5.2. Questi essendo gli elementi e le considerazioni esposti dalla Corte d'appello, è doveroso distinguere.
5.2.1. Con riferimento al reato di falso ideologico in atto pubblico fidefaciente (capo O della rubrica), le deduzioni della difesa, pur se correttamente formulate, non evidenziano vizi logici.
In particolare, le censure riguardanti la mancata considerazione sia delle dichiarazioni rese davanti alla Corte d'appello dai capitani P. e Co., sia della possibilità di riferire la provenienza delle cartucce ad ambienti non precisati, e comunque estranei all'Arma dei Carabinieri, risultano inidonee ad evidenziare la mancanza, contraddittorietà o manifesta illogicità di motivazione, neppure in una prospettiva parametrata al principio dell'accertamento della colpevolezza al di là del ragionevole dubbio: esse, infatti, non fanno emergere lacune in ordine ad elementi a tal punto rilevanti da disarticolare l'intero ragionamento probatorio, rendendo illogica la motivazione per la essenziale forza dimostrativa del dato processuale o probatorio pretermesso.
5.2.2. Con riguardo al reato di ritenzione di munizioni (capo P della rubrica), le censure difensive, espressamente ancorate al vizio di motivazione, sono diverse da quelle consentite.

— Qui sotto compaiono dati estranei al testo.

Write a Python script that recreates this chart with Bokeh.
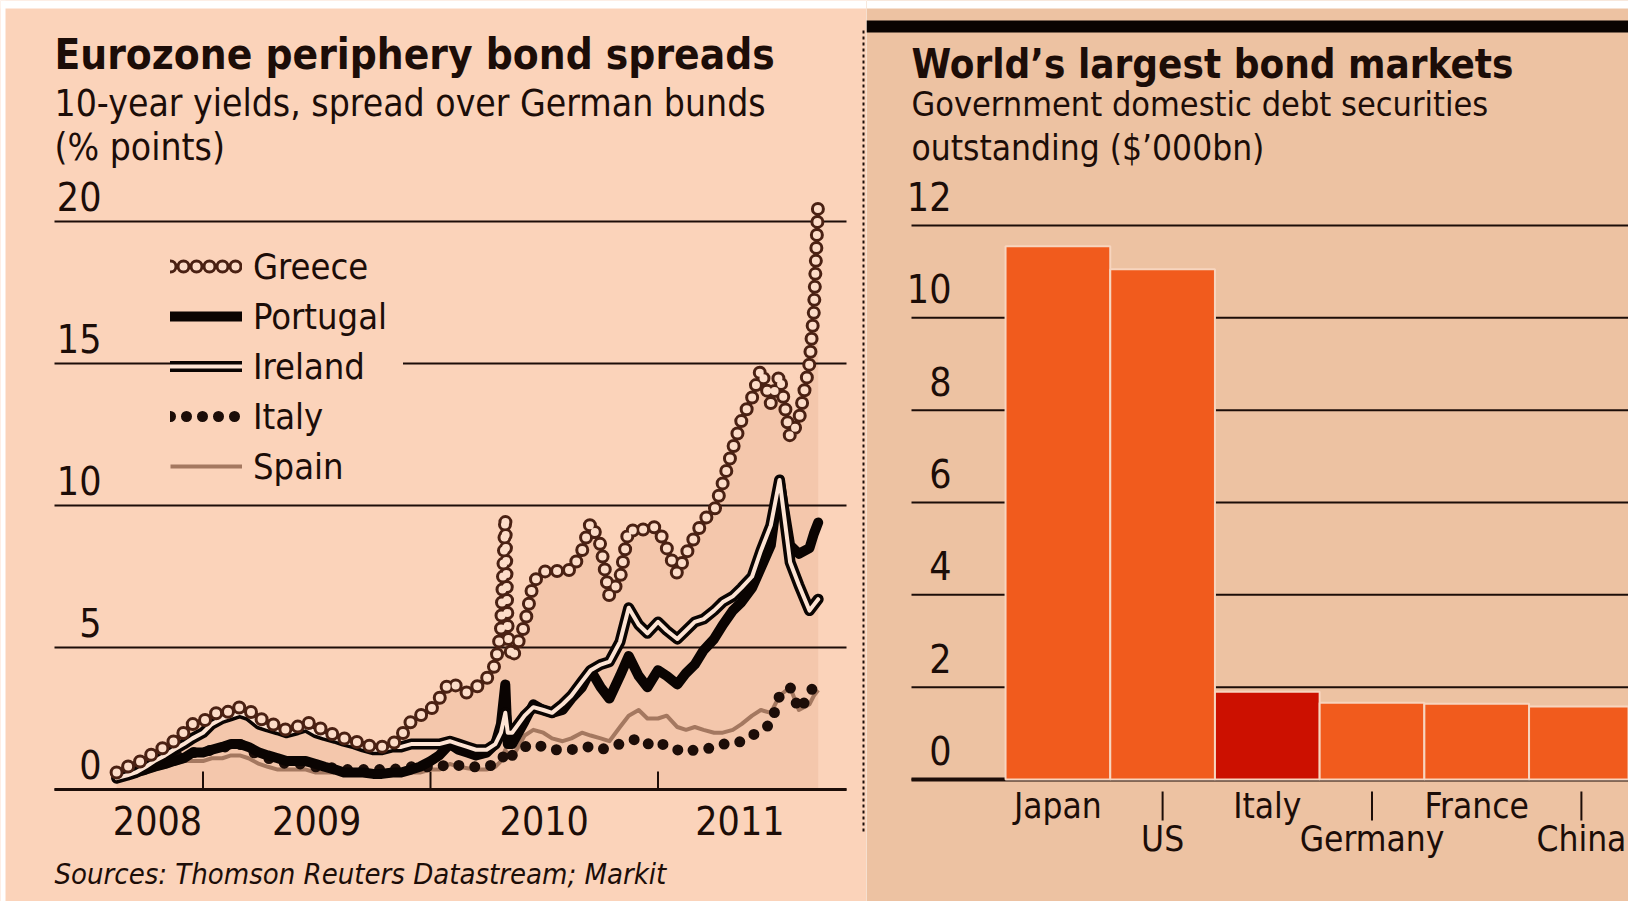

Invero, occorre premettere che il delitto in questione è stato dichiarato estinto per prescrizione, nè in relazione ad esso risultano statuizioni civili. Ora, secondo la giurisprudenza di legittimità assolutamente consolidata, in presenza di una causa di estinzione del reato, non sono rilevabili in sede di legittimità vizi di motivazione della sentenza impugnata in quanto il giudice del rinvio avrebbe comunque l'obbligo di procedere immediatamente alla declaratoria della causa estintiva (così Sez. U, n. 35490 del 28/05/2009, Tettamanti, Rv. 244275, e, più di recente, Sez. 2, n. 2545 del 16/10/2014, dep. 2015, Riotto, Rv. 262277).
6. Alla complessiva infondatezza delle censure formulate da G.A. e da D.V.A. segue il rigetto dei rispettivi ricorsi e la condanna dei ricorrenti al pagamento delle spese processuali.
P.Q.M.
Rigetta i ricorsi e condanna i ricorrenti al pagamento delle spese processuali.
Così deciso in Roma, il 1 marzo 2018.